[olug] Wiki for non techies...

Christopher Cashell topher-olug at zyp.org
Mon Feb 14 18:16:19 UTC 2011


On Sat, Feb 12, 2011 at 10:41 AM, Dan Linder <dan at linder.org> wrote:
> I'm going to setup a Wiki at work to document some of our groups common
> tasks and solutions.  Initially, it will be just myself and
> another technically savvy sysadmin who will be keeping it updated, but my
> long term plans are to have others contribute to the Wiki and some of them
> may not be comfortable writing in the common Wiki formatting language.

[Snip: Wiki list]

For a straight Wiki, I'm a big fan of DokuWiki.  It was originally
designed for documentation purposes, and it works really well for
that.  It's a piece of cake to install, and among the easier Wikis to
edit and work with.

> Most of these documents that I want to
> put on the Wiki have a lot of screen shots and other images in-line with the
> text.  Does anyone know of a Wiki that supports a WYSIWYG interface that
> allows for easier uploading of in-line images?

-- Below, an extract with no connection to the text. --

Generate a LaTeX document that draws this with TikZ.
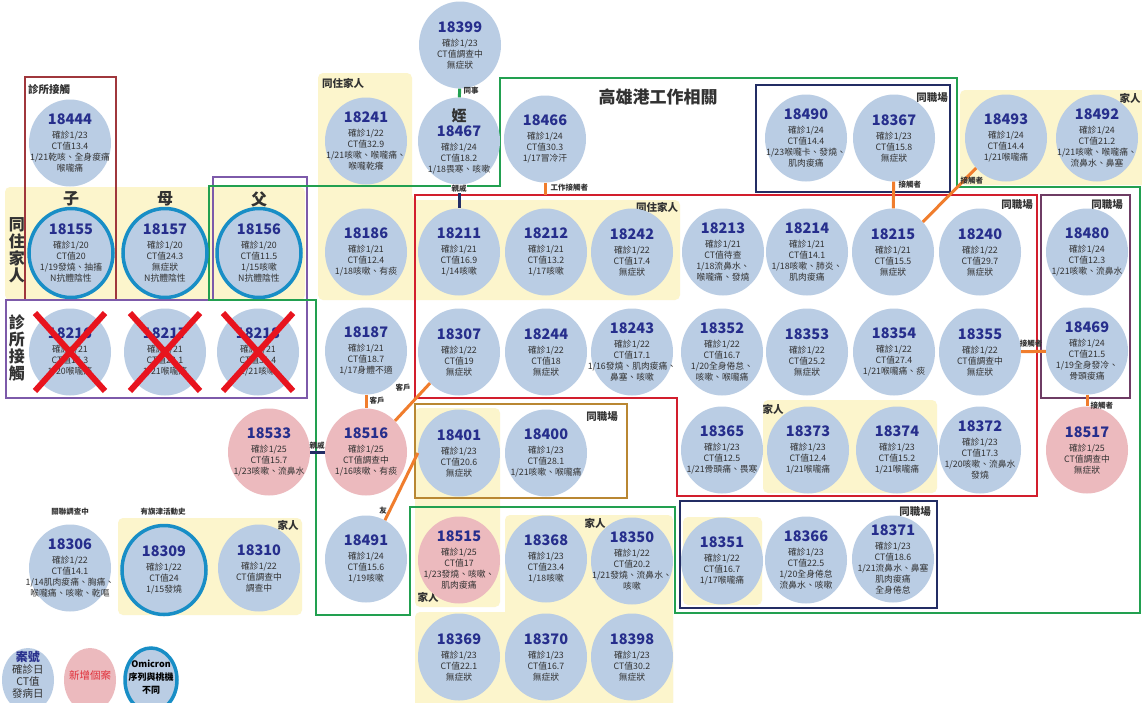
\documentclass[tikz,border=0pt]{standalone}
\usepackage{fontspec}
\setmainfont{Noto Sans CJK TC}
\usetikzlibrary{shapes.geometric}
\definecolor{cfill}{RGB}{186,205,228}
\definecolor{pfill}{RGB}{236,186,190}
\definecolor{yfill}{RGB}{252,245,204}
\definecolor{numc}{RGB}{38,46,140}
\definecolor{txtc}{RGB}{50,50,50}
\definecolor{ringc}{RGB}{24,142,198}
\definecolor{cgreen}{RGB}{34,160,80}
\definecolor{cred}{RGB}{210,30,45}
\definecolor{cnavy}{RGB}{35,45,100}
\definecolor{cbrown}{RGB}{160,55,60}
\definecolor{cpurple}{RGB}{125,90,170}
\definecolor{cmag}{RGB}{110,60,100}
\definecolor{cgold}{RGB}{185,135,50}
\definecolor{corange}{RGB}{240,125,45}
\definecolor{cxred}{RGB}{232,20,30}
\definecolor{cnewred}{RGB}{224,48,58}
\newcommand\cnum[1]{{\fontsize{14.5}{15}\selectfont\bfseries\color{numc}#1}}
\newcommand\casenode[4]{%
  \node[#1] (n#2) at (#3) {};
  \node[casetxt] (t#2) at (n#2) {\cnum{#2}\\[3pt]#4};
}
\tikzset{
  casebg/.style={ellipse, minimum width=82, minimum height=87, inner sep=0, fill=cfill},
  pinkbg/.style={casebg, fill=pfill},
  ringbg/.style={casebg, draw=ringc, line width=3.5, minimum width=84, minimum height=89},
  casetxt/.style={align=center, inner sep=0, text=txtc, font=\fontsize{8.8}{11}\selectfont},
  boxline/.style={line width=2.5},
  grplabel/.style={inner sep=0, text=txtc, font=\fontsize{10.5}{12}\selectfont\bfseries},
  biglabel/.style={inner sep=0, text=txtc, font=\fontsize{16}{17}\selectfont\bfseries, align=center},
  conlabel/.style={inner sep=0.5, text=txtc, font=\fontsize{7.5}{8}\selectfont\bfseries},
  cono/.style={draw=corange, line width=3},
  conn/.style={draw=cnavy, line width=3},
  cong/.style={draw=cgreen, line width=3},
  xmark/.style={draw=cxred, line width=6},
  yband/.style={fill=yfill, rounded corners=5},
}
\begin{document}
\begin{tikzpicture}[x=1pt,y=-1pt]
\useasboundingbox (0,0) rectangle (1142,702);
\clip (0,0) rectangle (1142,702);
\fill[white] (0,0) rectangle (1142,702);
% yellow backgrounds
\fill[yband] (5,187) rectangle (305,300);
\fill[yband] (318,73) -- (412,73) -- (412,200) -- (680,200) -- (680,300) -- (318,300) -- cycle;
\fill[yband] (960,90) rectangle (1150,185);
\fill[yband] (763,400) rectangle (937,493);
\fill[yband] (683,517) rectangle (762,605);
\fill[yband] (118,518) rectangle (302,615);
\fill[yband] (415,408) rectangle (500,607);
\fill[yband] (505,515) rectangle (673,710);
\fill[yband] (415,612) rectangle (673,710);
% boxes
\draw[boxline, cbrown] (25,77) rectangle (116,300);
\draw[boxline, cpurple] (213,177) rectangle (307,300);
\draw[boxline, cpurple] (6,300) rectangle (307,398);
\draw[boxline, cgreen] (209,186) -- (500,186) -- (500,78) -- (957,78) -- (957,187) -- (1140,187) -- (1140,613) -- (675,613) -- (675,507) -- (410,507) -- (410,615) -- (316,615) -- (316,300) -- (209,300) -- cycle;
\draw[boxline, cred] (415,195) -- (1037,195) -- (1037,496) -- (677,496) -- (677,398) -- (415,398) -- cycle;
\draw[boxline, cnavy] (756,85) rectangle (950,192);
\draw[boxline, cmag] (1041,195) rectangle (1130,398);
\draw[boxline, cgold] (415,404) rectangle (627,498);
\draw[boxline, cnavy] (680,501) rectangle (937,608);
% group labels
\node[grplabel, anchor=west] (g1) at (28,90) {診所接觸};
\node[biglabel] (g2) at (71,199) {子};
\node[biglabel] (g3) at (165,199) {母};
\node[biglabel] (g4) at (259,199) {父};
\node[biglabel] (g5) at (17,250) {同\\住\\家\\人};
\node[biglabel] (g6) at (17,348) {診\\所\\接\\觸};
\node[grplabel] (g7) at (343,83) {同住家人};
\node[grplabel] (g8) at (657,207) {同住家人};
\node[inner sep=0, text=txtc, font=\fontsize{17}{18}\selectfont\bfseries] (title) at (658,97) {高雄港工作相關};
\node[grplabel] (g9) at (932,98) {同職場};
\node[grplabel] (g10) at (1130,98) {家人};
\node[grplabel] (g11) at (1017,205) {同職場};
\node[grplabel] (g12) at (1107,205) {同職場};
\node[grplabel] (g13) at (602,417) {同職場};
\node[grplabel] (g14) at (595,523) {家人};
\node[grplabel] (g15) at (428,597) {家人};
\node[grplabel] (g16) at (773,409) {家人};
\node[grplabel] (g17) at (915,512) {同職場};
\node[grplabel] (g18) at (288,525) {家人};
\node[conlabel] (g19) at (70,512) {關聯調查中};
\node[conlabel] (g20) at (163,512) {有旗津活動史};
% cases
\casenode{casebg}{18399}{460,45}{確診1/23\\CT值調查中\\無症狀}
\casenode{casebg}{18444}{70,143}{確診1/23\\CT值13.4\\1/21乾咳、全身痠痛\\喉嚨痛}
\casenode{casebg}{18241}{366,141}{確診1/22\\CT值32.9\\1/21咳嗽、喉嚨痛、\\喉嚨乾癢}
\node[casebg] (n18467) at (459,141) {};
\node[casetxt] (t18467) at (n18467) {{\fontsize{15}{15}\selectfont\bfseries\color{txtc}姪}\\[2pt]\cnum{18467}\\[3pt]確診1/24\\CT值18.2\\1/18畏寒、咳嗽};
\casenode{casebg}{18466}{545,139}{確診1/24\\CT值30.3\\1/17冒冷汗}
\casenode{casebg}{18490}{806,138}{確診1/24\\CT值14.4\\1/23喉嚨卡、發燒、\\肌肉痠痛}
\casenode{casebg}{18367}{894,138}{確診1/23\\CT值15.8\\無症狀}
\casenode{casebg}{18493}{1006,138}{確診1/24\\CT值14.4\\1/21喉嚨痛}
\casenode{casebg}{18492}{1097,138}{確診1/24\\CT值21.2\\1/21咳嗽、喉嚨痛、\\流鼻水、鼻塞}
\casenode{ringbg}{18155}{71,253}{確診1/20\\CT值20\\1/19發燒、抽搐\\N抗體陰性}
\casenode{ringbg}{18157}{165,253}{確診1/20\\CT值24.3\\無症狀\\N抗體陰性}
\casenode{ringbg}{18156}{259,253}{確診1/20\\CT值11.5\\1/15咳嗽\\N抗體陰性}
\casenode{casebg}{18186}{366,252}{確診1/21\\CT值12.4\\1/18咳嗽、有痰}
\casenode{casebg}{18211}{459,252}{確診1/21\\CT值16.9\\1/14咳嗽}
\casenode{casebg}{18212}{546,252}{確診1/21\\CT值13.2\\1/17咳嗽}
\casenode{casebg}{18242}{632,252}{確診1/22\\CT值17.4\\無症狀}
\casenode{casebg}{18213}{723,252}{確診1/21\\CT值待查\\1/18流鼻水、\\喉嚨痛、發燒}
\casenode{casebg}{18214}{807,252}{確診1/21\\CT值14.1\\1/18咳嗽、肺炎、\\肌肉痠痛}
\casenode{casebg}{18215}{893,252}{確診1/21\\CT值15.5\\無症狀}
\casenode{casebg}{18240}{980,252}{確診1/22\\CT值29.7\\無症狀}
\casenode{casebg}{18480}{1087,252}{確診1/24\\CT值12.3\\1/21咳嗽、流鼻水}
\casenode{casebg}{18216}{70,352}{確診1/21\\CT值15.3\\1/20喉嚨痛}
\casenode{casebg}{18217}{165,352}{確診1/21\\CT值22.1\\1/21喉嚨痛}
\casenode{casebg}{18218}{258,352}{確診1/21\\CT值31.4\\1/21咳嗽}
\casenode{casebg}{18187}{366,351}{確診1/21\\CT值18.7\\1/17身體不適}
\casenode{casebg}{18307}{459,352}{確診1/22\\CT值19\\無症狀}
\casenode{casebg}{18244}{546,352}{確診1/22\\CT值18\\無症狀}
\casenode{casebg}{18243}{632,352}{確診1/22\\CT值17.1\\1/16發燒、肌肉痠痛、\\鼻塞、咳嗽}
\casenode{casebg}{18352}{722,352}{確診1/22\\CT值16.7\\1/20全身倦怠、\\咳嗽、喉嚨痛}
\casenode{casebg}{18353}{807,352}{確診1/22\\CT值25.2\\無症狀}
\casenode{casebg}{18354}{894,352}{確診1/22\\CT值27.4\\1/21喉嚨痛、痰}
\casenode{casebg}{18355}{980,352}{確診1/22\\CT值調查中\\無症狀}
\casenode{casebg}{18469}{1087,351}{確診1/24\\CT值21.5\\1/19全身發冷、\\骨頭痠痛}
\casenode{pinkbg}{18533}{269,452}{確診1/25\\CT值15.7\\1/23咳嗽、流鼻水}
\casenode{pinkbg}{18516}{366,452}{確診1/25\\CT值調查中\\1/16咳嗽、有痰}
\casenode{casebg}{18401}{459,453}{確診1/23\\CT值20.6\\無症狀}
\casenode{casebg}{18400}{546,453}{確診1/23\\CT值28.1\\1/21咳嗽、喉嚨痛}
\casenode{casebg}{18365}{722,450}{確診1/23\\CT值12.5\\1/21骨頭痛、畏寒}
\casenode{casebg}{18373}{808,450}{確診1/23\\CT值12.4\\1/21喉嚨痛}
\casenode{casebg}{18374}{897,450}{確診1/23\\CT值15.2\\1/21喉嚨痛}
\casenode{casebg}{18372}{980,450}{確診1/23\\CT值17.3\\1/20咳嗽、流鼻水\\發燒}
\casenode{pinkbg}{18517}{1087,450}{確診1/25\\CT值調查中\\無症狀}
\casenode{casebg}{18306}{70,568}{確診1/22\\CT值14.1\\1/14肌肉痠痛、胸痛、\\喉嚨痛、咳嗽、乾嘔}
\casenode{ringbg}{18309}{164,570}{確診1/22\\CT值24\\1/15發燒}
\casenode{casebg}{18310}{259,568}{確診1/22\\CT值調查中\\調查中}
\casenode{casebg}{18491}{366,559}{確診1/24\\CT值15.6\\1/19咳嗽}
\casenode{pinkbg}{18515}{459,560}{確診1/25\\CT值17\\1/23發燒、咳嗽、\\肌肉痠痛}
\casenode{casebg}{18368}{546,559}{確診1/23\\CT值23.4\\1/18咳嗽}
\casenode{casebg}{18350}{632,561}{確診1/22\\CT值20.2\\1/21發燒、流鼻水、\\咳嗽}
\casenode{casebg}{18351}{722,561}{確診1/22\\CT值16.7\\1/17喉嚨痛}
\casenode{casebg}{18366}{806,560}{確診1/23\\CT值22.5\\1/20全身倦怠\\流鼻水、咳嗽}
\casenode{casebg}{18371}{893,559}{確診1/23\\CT值18.6\\1/21流鼻水、鼻塞\\肌肉痠痛\\全身倦怠}
\casenode{casebg}{18369}{459,657}{確診1/23\\CT值22.1\\無症狀}
\casenode{casebg}{18370}{546,657}{確診1/23\\CT值16.7\\無症狀}
\casenode{casebg}{18398}{632,657}{確診1/23\\CT值30.2\\無症狀}
% crosses
\foreach \c in {18216,18217,18218}{
  \draw[xmark] ([shift={(-35,-39)}]n\c.center) -- ([shift={(35,39)}]n\c.center);
  \draw[xmark] ([shift={(35,-39)}]n\c.center) -- ([shift={(-35,39)}]n\c.center);
}
% legend
\node[casebg, minimum width=52, minimum height=64] (lg1) at (28,680) {};
\node[casetxt, font=\fontsize{10.5}{12}\selectfont] (lt1) at (28,675) {{\bfseries\fontsize{12}{12}\selectfont\color{numc}案號}\\確診日\\CT值\\發病日};
\node[pinkbg, minimum width=52, minimum height=64] (lg2) at (90,680) {};
\node[inner sep=0, text=cnewred, font=\fontsize{10.5}{12}\selectfont] (lt2) at (90,675) {新增個案};
\node[ringbg, minimum width=52, minimum height=64] (lg3) at (151,680) {};
\node[casetxt, text=black, font=\fontsize{9}{13}\selectfont\bfseries] (lt3) at (151,677) {Omicron\\序列與桃機\\不同};
% connectors
\coordinate (rtop) at (545,195);
\draw[cong] (n18399) -- (n18467);
\node[conlabel, anchor=west] (c1) at (463,91) {同事};
\draw[conn] (n18467) -- (n18211);
\node[conlabel, fill=white] (c2) at (459,189) {親戚};
\draw[cono] (n18466) -- (rtop);
\node[conlabel, anchor=west] (c3) at (550,188) {工作接觸者};
\draw[cono] (n18367) -- (n18215);
\node[conlabel, anchor=west] (c4) at (898,185) {接觸者};
\draw[cono] (n18493) -- (n18215);
\node[conlabel, anchor=west] (c5) at (960,181) {接觸者};
\draw[cono] (n18355) -- (n18469);
\node[conlabel] (c6) at (1031,344) {接觸者};
\draw[cono] (n18469) -- (n18517);
\node[conlabel, anchor=west] (c7) at (1090,406) {接觸者};
\draw[cono] (n18187) -- (n18516);
\node[conlabel, anchor=west] (c8) at (369,401) {客戶};
\draw[cono] (n18307) -- (n18516);
\node[conlabel] (c9) at (403,388) {客戶};
\draw[conn] (n18516) -- (n18533);
\node[conlabel] (c10) at (317,446) {親戚};
\draw[cono] (n18401.west) -- (n18491);
\node[conlabel] (c11) at (383,511) {友};
\end{tikzpicture}
\end{document}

I feel dirty even suggesting this, but if you're going to have
non-technical people working on this, and you plan do do lots of
screen shots and such, the best tool I've found is Microsoft OneNote.
There's nothing else I know of that's as easy to add screenshots and
random text to.  On top of that, it has built in support for
replication and simultaneous access/editing when you make use of a
network drive or Sharepoint[0].

I hate to admit it, but OneNote is actually a great tool for technical
documentation.

> DanL

[0] I hate Sharepoint.  I think it's one of the crappiest
implementations of a document storage, knowledge base, and
collaboration tool available.  In my experience, it's primary use is
as a web accessible fileshare.  It's just as hard to find things,
search sucks just as much, but Sharepoint is a bigger pain in the ass
to administer.  However, the one case I've found that it is (barely)
useful for, if you have Sharepoint installed anyway on your corporate
network, is for hosting OneNote Notebooks.